Evangelism and How Not to Pray

The rush and thrill of evangelism is a pleasure which far too few Christians avail themselves.

Nonetheless, Jesus was emphatic: his followers were to go and preach the Good News as a witness in all the inhabited earth. And despite the best of intentions, who can say sharing the message of Christ--his sacrificial death and his coming Kingdom--is a hallmark of their spiritual walk?

Evangelism has been my heart’s cry since I was a kid. What I have found is that while most Christians want to evangelize, they end up psyching themselves out before the words can even escape their mouths. Therefore, I suggest that before working on our evangelism strategy, we work on our pre-evangelism strategy, which
is prayer.

The kind of help for which we ask our Heavenly Father is important as it reveals our underlying assumptions about what evangelism is and what we think we really need to be successful evangelizers. This is why I want to mention four things we should stop praying for, as it relates to evangelism, and four requests we might start implementing instead.

Firstly, stop praying for opportunities to evangelize and start praying for the courage to act on the opportunities God has already given you. This was a game-changer for me. From the onset, asking for opportunities takes the responsibility off us to act and puts it on God as we wait around for highly tailored heaven-sent divine “appointments.” However, any time we rub shoulders with another living breathing person who does not know the gospel is an opportunity to share it! For the vast majority of us, we are swimming in opportunities in our jobs, in our families, at the grocery store, at the gas pump, in the library, at the restaurant, on public transit, the salon, the mailbox, and many more. If reading that sentence makes you anxious, wondering how you could ever share the gospel with a stranger at the gas station, it’s not because we lack the opportunity to do so, but because we lack the courage.

In speaking of the lasting and surpassing glory of the gospel, the Apostle Paul proclaims, “Therefore, since we have such a hope, we are very bold” (2 Corinthians 3:12 NIV).

Pray that God would inject courage into your heart to be bold in sharing the news of His Son with the lost world around us, even when your nerves would have you stay silent.

Secondly, stop praying for the “right moment” and start praying for discretion to act wisely in the moments you have been given.

During my teen years in a youth soccer league, I remember God making it clear to me that I was to share the gospel with one of my teammates. Immediately, I panicked. I had never before received such a clear directive from God or just approached someone out of the blue to talk to them about Jesus! I decided I would wait until the next practice to approach my teammate, that way I could rehearse broaching the subject more naturally. However, the following week I didn’t see him, and, after asking some of the guys, I learned he had broken a bone and was out for the rest of the season.

I never saw him again.

The “right moment” to share the gospel is whatever moment you have because you may not get another moment less clunky, less awkward, more ideal, or more cinematic. As Paul says, “Preach the word; be prepared in season and out of season” (2 Tim 4:2 NIV).

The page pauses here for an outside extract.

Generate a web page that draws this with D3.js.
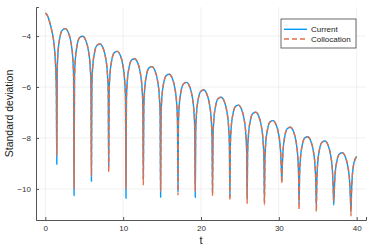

Thirdly, stop praying for eloquence and start praying for a character that speaks louder and more effectively than any fancy way with words. Again, we read from Paul in 1 Corinthians 2:1-2 NIV: “...When I came to you, I did not come with eloquence or human wisdom as I proclaimed to you the testimony about God. For I resolved to know nothing while I was with you except Jesus Christ and Him crucified.” The irony about this statement is that we know from the writings of Paul that he was a learned and intelligent man who, at the very least, had a way with the written word. Yet, he knew better than to rely on any talent of speaking, writing, or scholarly erudition, instead he allowed the focus of his message to rest solely on the living reality of the crucified and risen Christ. It was Paul’s knowledge of Christ, a transforming knowledge that went beyond mere data collection, that would help him to arrest the affections of his audience.

During my three-month ministry internship in Mexico eight years ago, I was constantly frustrated by my limited Spanish. I had so many things I wanted to say to the non-Christian youth at the children’s home where I was serving, but the language barrier proved steep. However, when the life I lived among the young people met the little Spanish I knew, they listened, not because I was a smooth talker (or a perfect Christian-far from it), but because, if nothing else, they could see my sincerity of heart. Whether you are a confident public speaker or someone who can’t order food at a restaurant without sweating, we ought to pray our character and sincere desire to be obedient to Christ make up for any shortcomings of speech on our part.

Finally, stop praying for passion for evangelism and start praying for passion for God. Evangelism is not an end, but the means to an end, that men and women would come to know and love God and Christ Jesus. If we have passion, love, and devotion for God, this will draw us naturally into a more passionate, regular, and earnest proclamation of the gospel. We don’t tell people just to tell people. We tell people because what else can a person who has experienced the love of Jesus do but tell of it?

Whether it is Christ’s love for us or our love for Christ, we are compelled to speak and to keep speaking these wonderful words of life.